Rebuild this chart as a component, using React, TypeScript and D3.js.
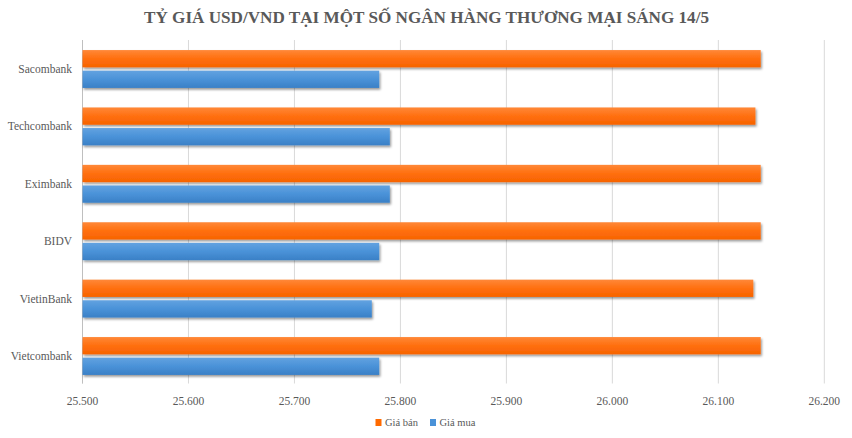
import React from "react";
import * as d3 from "d3";

const categories = ["Sacombank", "Techcombank", "Eximbank", "BIDV", "VietinBank", "Vietcombank"];
const seriesNames = ["Giá bán", "Giá mua"];
const giaBan = [26140, 26135, 26140, 26140, 26133, 26140];
const giaMua = [25780, 25790, 25790, 25780, 25773, 25780];
const tickValues = [25500, 25600, 25700, 25800, 25900, 26000, 26100, 26200];
const title = "TỶ GIÁ USD/VND TẠI MỘT SỐ NGÂN HÀNG THƯƠNG MẠI SÁNG 14/5";

const W = 852;
const H = 438;
const serif = "'Liberation Serif', 'DejaVu Serif', serif";

export default function App() {
  const x = d3.scaleLinear().domain([25500, 26200]).range([82.5, 824.3]);
  const y = d3.scaleBand<string>().domain(categories).range([40.3, 384.7]).paddingInner(0.34).paddingOuter(0.17);
  const sub = d3.scaleBand<string>().domain(seriesNames).range([0, y.bandwidth()]).paddingInner(0.16);
  const loc = d3.formatLocale({ decimal: ",", thousands: ".", grouping: [3], currency: ["", ""] });
  const fmt = loc.format(",.0f");
  const series = [
    { name: seriesNames[0], values: giaBan, grad: "gOrange" },
    { name: seriesNames[1], values: giaMua, grad: "gBlue" },
  ];
  const plotTop = 40;
  const plotBottom = 383.5;
  return (
    <svg width={W} height={H} style={{ position: "absolute", left: 0, top: 0, background: "#fff" }}>
      <defs>
        <linearGradient id="gOrange" x1="0" y1="0" x2="0" y2="1">
          <stop offset="0" stopColor="#ff8838" />
          <stop offset="0.5" stopColor="#ff6f0f" />
          <stop offset="1" stopColor="#f76300" />
        </linearGradient>
        <linearGradient id="gBlue" x1="0" y1="0" x2="0" y2="1">
          <stop offset="0" stopColor="#62a2e0" />
          <stop offset="0.5" stopColor="#4a92d8" />
          <stop offset="1" stopColor="#3a80c6" />
        </linearGradient>
        <filter id="shadow" x="-5%" y="-30%" width="110%" height="170%">
          <feDropShadow dx="1.2" dy="1.8" stdDeviation="0.9" floodColor="#000" floodOpacity="0.4" />
        </filter>
      </defs>
      <rect x={0} y={0} width={W} height={H} fill="#fff" />
      <text
        x={426.5}
        y={23}
        textAnchor="middle"
        fontFamily={serif}
        fontWeight="bold"
        fontSize={17.5}
        fill="#595959"
        textLength={565}
        lengthAdjust="spacingAndGlyphs"
      >
        {title}
      </text>
      {tickValues.map((t) => (
        <line key={"g" + t} x1={x(t)} x2={x(t)} y1={plotTop} y2={plotBottom} stroke="#d9d9d9" strokeWidth={1} />
      ))}
      <line x1={x(25500)} x2={x(25500)} y1={plotTop} y2={plotBottom} stroke="#bfbfbf" strokeWidth={1} />
      {tickValues.map((t) => (
        <text key={"t" + t} x={x(t)} y={405} textAnchor="middle" fontFamily={serif} fontSize={11.5} fill="#595959">
          {fmt(t)}
        </text>
      ))}
      {categories.map((c) => (
        <text
          key={"c" + c}
          x={72}
          y={(y(c) ?? 0) + y.bandwidth() / 2 + 4}
          textAnchor="end"
          fontFamily={serif}
          fontSize={11.5}
          fill="#595959"
        >
          {c}
        </text>
      ))}
      {series.map((s) =>
        categories.map((c, i) => (
          <rect
            key={s.name + c}
            x={x(25500)}
            y={(y(c) ?? 0) + (sub(s.name) ?? 0)}
            width={x(s.values[i]) - x(25500)}
            height={sub.bandwidth()}
            fill={`url(#${s.grad})`}
            filter="url(#shadow)"
          />
        ))
      )}
      <g>
        <rect x={375.5} y={419} width={6} height={7} fill="#ff6a00" />
        <text x={385} y={426} fontFamily={serif} fontSize={10.5} fill="#595959">
          {seriesNames[0]}
        </text>
        <rect x={430} y={419} width={6} height={7} fill="#4a92d8" />
        <text x={439.5} y={426} fontFamily={serif} fontSize={10.5} fill="#595959">
          {seriesNames[1]}
        </text>
      </g>
    </svg>
  );
}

• Requirement:
All of the data above should be transcribed verbatim, with pictures omitted.

• Answer to this task:
Rebuild this chart as a component, using React, TypeScript and D3.js.
import React from "react";
import * as d3 from "d3";

const categories = ["Sacombank", "Techcombank", "Eximbank", "BIDV", "VietinBank", "Vietcombank"];
const seriesNames = ["Giá bán", "Giá mua"];
const giaBan = [26140, 26135, 26140, 26140, 26133, 26140];
const giaMua = [25780, 25790, 25790, 25780, 25773, 25780];
const tickValues = [25500, 25600, 25700, 25800, 25900, 26000, 26100, 26200];
const title = "TỶ GIÁ USD/VND TẠI MỘT SỐ NGÂN HÀNG THƯƠNG MẠI SÁNG 14/5";

const W = 852;
const H = 438;
const serif = "'Liberation Serif', 'DejaVu Serif', serif";

export default function App() {
  const x = d3.scaleLinear().domain([25500, 26200]).range([82.5, 824.3]);
  const y = d3.scaleBand<string>().domain(categories).range([40.3, 384.7]).paddingInner(0.34).paddingOuter(0.17);
  const sub = d3.scaleBand<string>().domain(seriesNames).range([0, y.bandwidth()]).paddingInner(0.16);
  const loc = d3.formatLocale({ decimal: ",", thousands: ".", grouping: [3], currency: ["", ""] });
  const fmt = loc.format(",.0f");
  const series = [
    { name: seriesNames[0], values: giaBan, grad: "gOrange" },
    { name: seriesNames[1], values: giaMua, grad: "gBlue" },
  ];
  const plotTop = 40;
  const plotBottom = 383.5;
  return (
    <svg width={W} height={H} style={{ position: "absolute", left: 0, top: 0, background: "#fff" }}>
      <defs>
        <linearGradient id="gOrange" x1="0" y1="0" x2="0" y2="1">
          <stop offset="0" stopColor="#ff8838" />
          <stop offset="0.5" stopColor="#ff6f0f" />
          <stop offset="1" stopColor="#f76300" />
        </linearGradient>
        <linearGradient id="gBlue" x1="0" y1="0" x2="0" y2="1">
          <stop offset="0" stopColor="#62a2e0" />
          <stop offset="0.5" stopColor="#4a92d8" />
          <stop offset="1" stopColor="#3a80c6" />
        </linearGradient>
        <filter id="shadow" x="-5%" y="-30%" width="110%" height="170%">
          <feDropShadow dx="1.2" dy="1.8" stdDeviation="0.9" floodColor="#000" floodOpacity="0.4" />
        </filter>
      </defs>
      <rect x={0} y={0} width={W} height={H} fill="#fff" />
      <text
        x={426.5}
        y={23}
        textAnchor="middle"
        fontFamily={serif}
        fontWeight="bold"
        fontSize={17.5}
        fill="#595959"
        textLength={565}
        lengthAdjust="spacingAndGlyphs"
      >
        {title}
      </text>
      {tickValues.map((t) => (
        <line key={"g" + t} x1={x(t)} x2={x(t)} y1={plotTop} y2={plotBottom} stroke="#d9d9d9" strokeWidth={1} />
      ))}
      <line x1={x(25500)} x2={x(25500)} y1={plotTop} y2={plotBottom} stroke="#bfbfbf" strokeWidth={1} />
      {tickValues.map((t) => (
        <text key={"t" + t} x={x(t)} y={405} textAnchor="middle" fontFamily={serif} fontSize={11.5} fill="#595959">
          {fmt(t)}
        </text>
      ))}
      {categories.map((c) => (
        <text
          key={"c" + c}
          x={72}
          y={(y(c) ?? 0) + y.bandwidth() / 2 + 4}
          textAnchor="end"
          fontFamily={serif}
          fontSize={11.5}
          fill="#595959"
        >
          {c}
        </text>
      ))}
      {series.map((s) =>
        categories.map((c, i) => (
          <rect
            key={s.name + c}
            x={x(25500)}
            y={(y(c) ?? 0) + (sub(s.name) ?? 0)}
            width={x(s.values[i]) - x(25500)}
            height={sub.bandwidth()}
            fill={`url(#${s.grad})`}
            filter="url(#shadow)"
          />
        ))
      )}
      <g>
        <rect x={375.5} y={419} width={6} height={7} fill="#ff6a00" />
        <text x={385} y={426} fontFamily={serif} fontSize={10.5} fill="#595959">
          {seriesNames[0]}
        </text>
        <rect x={430} y={419} width={6} height={7} fill="#4a92d8" />
        <text x={439.5} y={426} fontFamily={serif} fontSize={10.5} fill="#595959">
          {seriesNames[1]}
        </text>
      </g>
    </svg>
  );
}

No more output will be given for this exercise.